What you are asked to do:
Go through the material and write it all out exactly, minus the pictures.

Available data:
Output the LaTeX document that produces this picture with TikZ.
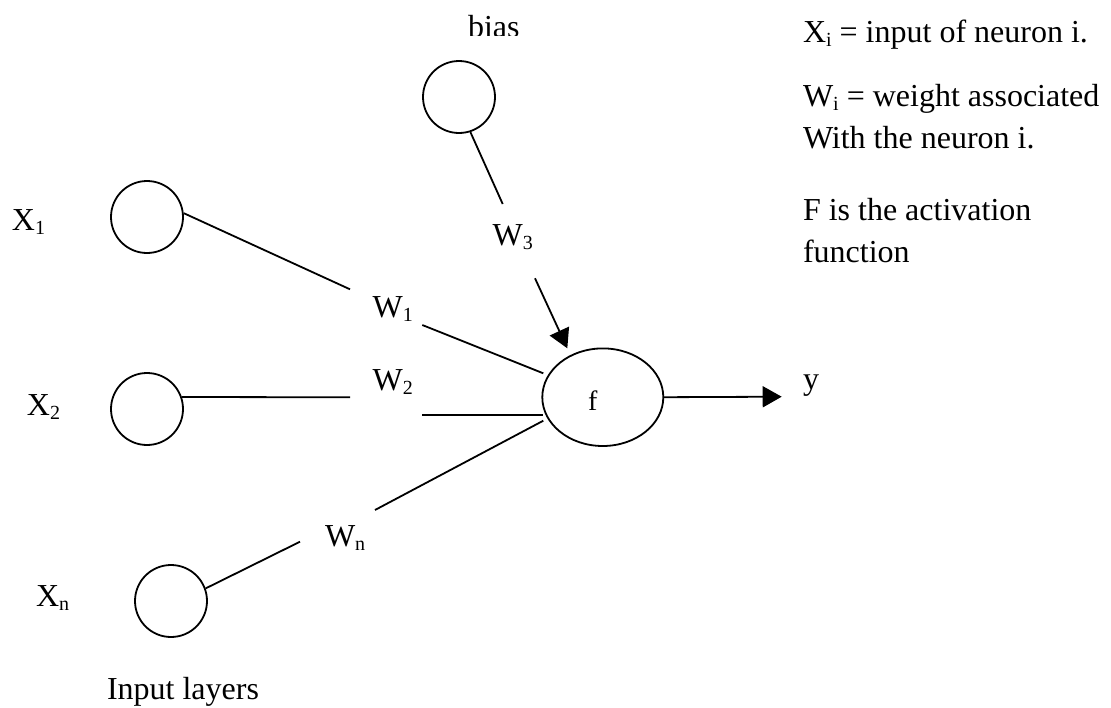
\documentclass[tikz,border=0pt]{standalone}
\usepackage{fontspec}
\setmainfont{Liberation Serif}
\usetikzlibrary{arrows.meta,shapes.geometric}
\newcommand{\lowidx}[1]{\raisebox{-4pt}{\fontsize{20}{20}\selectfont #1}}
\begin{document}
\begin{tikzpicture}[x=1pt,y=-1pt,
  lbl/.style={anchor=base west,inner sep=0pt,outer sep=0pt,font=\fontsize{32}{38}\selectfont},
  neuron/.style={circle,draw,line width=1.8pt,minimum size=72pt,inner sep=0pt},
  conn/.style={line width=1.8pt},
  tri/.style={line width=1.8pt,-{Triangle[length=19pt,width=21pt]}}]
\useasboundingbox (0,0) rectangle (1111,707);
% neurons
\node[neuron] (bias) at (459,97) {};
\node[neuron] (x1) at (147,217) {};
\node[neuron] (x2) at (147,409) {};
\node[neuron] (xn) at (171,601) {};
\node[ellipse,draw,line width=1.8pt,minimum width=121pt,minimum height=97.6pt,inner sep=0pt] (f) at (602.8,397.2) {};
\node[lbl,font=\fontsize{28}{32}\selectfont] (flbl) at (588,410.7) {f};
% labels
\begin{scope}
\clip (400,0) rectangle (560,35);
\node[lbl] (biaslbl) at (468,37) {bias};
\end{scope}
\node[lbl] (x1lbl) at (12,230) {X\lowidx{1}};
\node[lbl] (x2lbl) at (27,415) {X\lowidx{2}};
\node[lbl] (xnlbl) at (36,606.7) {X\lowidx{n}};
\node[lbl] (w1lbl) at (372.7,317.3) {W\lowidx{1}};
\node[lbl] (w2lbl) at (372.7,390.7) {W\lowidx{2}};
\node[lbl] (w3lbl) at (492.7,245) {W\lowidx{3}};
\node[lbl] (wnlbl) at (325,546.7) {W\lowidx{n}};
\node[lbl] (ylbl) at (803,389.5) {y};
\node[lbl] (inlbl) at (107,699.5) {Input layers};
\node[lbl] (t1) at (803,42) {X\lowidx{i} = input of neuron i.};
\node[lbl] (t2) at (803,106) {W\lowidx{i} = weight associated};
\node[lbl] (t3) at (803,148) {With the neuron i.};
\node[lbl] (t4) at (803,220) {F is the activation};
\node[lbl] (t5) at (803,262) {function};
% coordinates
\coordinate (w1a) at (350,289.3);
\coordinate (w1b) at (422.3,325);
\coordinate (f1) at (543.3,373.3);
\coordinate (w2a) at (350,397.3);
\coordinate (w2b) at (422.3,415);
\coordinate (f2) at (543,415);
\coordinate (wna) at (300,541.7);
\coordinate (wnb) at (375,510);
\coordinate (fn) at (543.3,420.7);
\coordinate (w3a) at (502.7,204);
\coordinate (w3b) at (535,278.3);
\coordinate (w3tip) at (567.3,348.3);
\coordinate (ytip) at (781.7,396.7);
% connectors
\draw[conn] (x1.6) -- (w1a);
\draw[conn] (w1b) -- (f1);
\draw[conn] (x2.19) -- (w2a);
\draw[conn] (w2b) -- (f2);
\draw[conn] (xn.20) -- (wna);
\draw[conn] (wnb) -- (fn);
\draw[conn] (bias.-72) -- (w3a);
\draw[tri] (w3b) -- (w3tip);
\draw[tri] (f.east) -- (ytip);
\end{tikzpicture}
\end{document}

The solution:
Output the LaTeX document that produces this picture with TikZ.
\documentclass[tikz,border=0pt]{standalone}
\usepackage{fontspec}
\setmainfont{Liberation Serif}
\usetikzlibrary{arrows.meta,shapes.geometric}
\newcommand{\lowidx}[1]{\raisebox{-4pt}{\fontsize{20}{20}\selectfont #1}}
\begin{document}
\begin{tikzpicture}[x=1pt,y=-1pt,
  lbl/.style={anchor=base west,inner sep=0pt,outer sep=0pt,font=\fontsize{32}{38}\selectfont},
  neuron/.style={circle,draw,line width=1.8pt,minimum size=72pt,inner sep=0pt},
  conn/.style={line width=1.8pt},
  tri/.style={line width=1.8pt,-{Triangle[length=19pt,width=21pt]}}]
\useasboundingbox (0,0) rectangle (1111,707);
% neurons
\node[neuron] (bias) at (459,97) {};
\node[neuron] (x1) at (147,217) {};
\node[neuron] (x2) at (147,409) {};
\node[neuron] (xn) at (171,601) {};
\node[ellipse,draw,line width=1.8pt,minimum width=121pt,minimum height=97.6pt,inner sep=0pt] (f) at (602.8,397.2) {};
\node[lbl,font=\fontsize{28}{32}\selectfont] (flbl) at (588,410.7) {f};
% labels
\begin{scope}
\clip (400,0) rectangle (560,35);
\node[lbl] (biaslbl) at (468,37) {bias};
\end{scope}
\node[lbl] (x1lbl) at (12,230) {X\lowidx{1}};
\node[lbl] (x2lbl) at (27,415) {X\lowidx{2}};
\node[lbl] (xnlbl) at (36,606.7) {X\lowidx{n}};
\node[lbl] (w1lbl) at (372.7,317.3) {W\lowidx{1}};
\node[lbl] (w2lbl) at (372.7,390.7) {W\lowidx{2}};
\node[lbl] (w3lbl) at (492.7,245) {W\lowidx{3}};
\node[lbl] (wnlbl) at (325,546.7) {W\lowidx{n}};
\node[lbl] (ylbl) at (803,389.5) {y};
\node[lbl] (inlbl) at (107,699.5) {Input layers};
\node[lbl] (t1) at (803,42) {X\lowidx{i} = input of neuron i.};
\node[lbl] (t2) at (803,106) {W\lowidx{i} = weight associated};
\node[lbl] (t3) at (803,148) {With the neuron i.};
\node[lbl] (t4) at (803,220) {F is the activation};
\node[lbl] (t5) at (803,262) {function};
% coordinates
\coordinate (w1a) at (350,289.3);
\coordinate (w1b) at (422.3,325);
\coordinate (f1) at (543.3,373.3);
\coordinate (w2a) at (350,397.3);
\coordinate (w2b) at (422.3,415);
\coordinate (f2) at (543,415);
\coordinate (wna) at (300,541.7);
\coordinate (wnb) at (375,510);
\coordinate (fn) at (543.3,420.7);
\coordinate (w3a) at (502.7,204);
\coordinate (w3b) at (535,278.3);
\coordinate (w3tip) at (567.3,348.3);
\coordinate (ytip) at (781.7,396.7);
% connectors
\draw[conn] (x1.6) -- (w1a);
\draw[conn] (w1b) -- (f1);
\draw[conn] (x2.19) -- (w2a);
\draw[conn] (w2b) -- (f2);
\draw[conn] (xn.20) -- (wna);
\draw[conn] (wnb) -- (fn);
\draw[conn] (bias.-72) -- (w3a);
\draw[tri] (w3b) -- (w3tip);
\draw[tri] (f.east) -- (ytip);
\end{tikzpicture}
\end{document}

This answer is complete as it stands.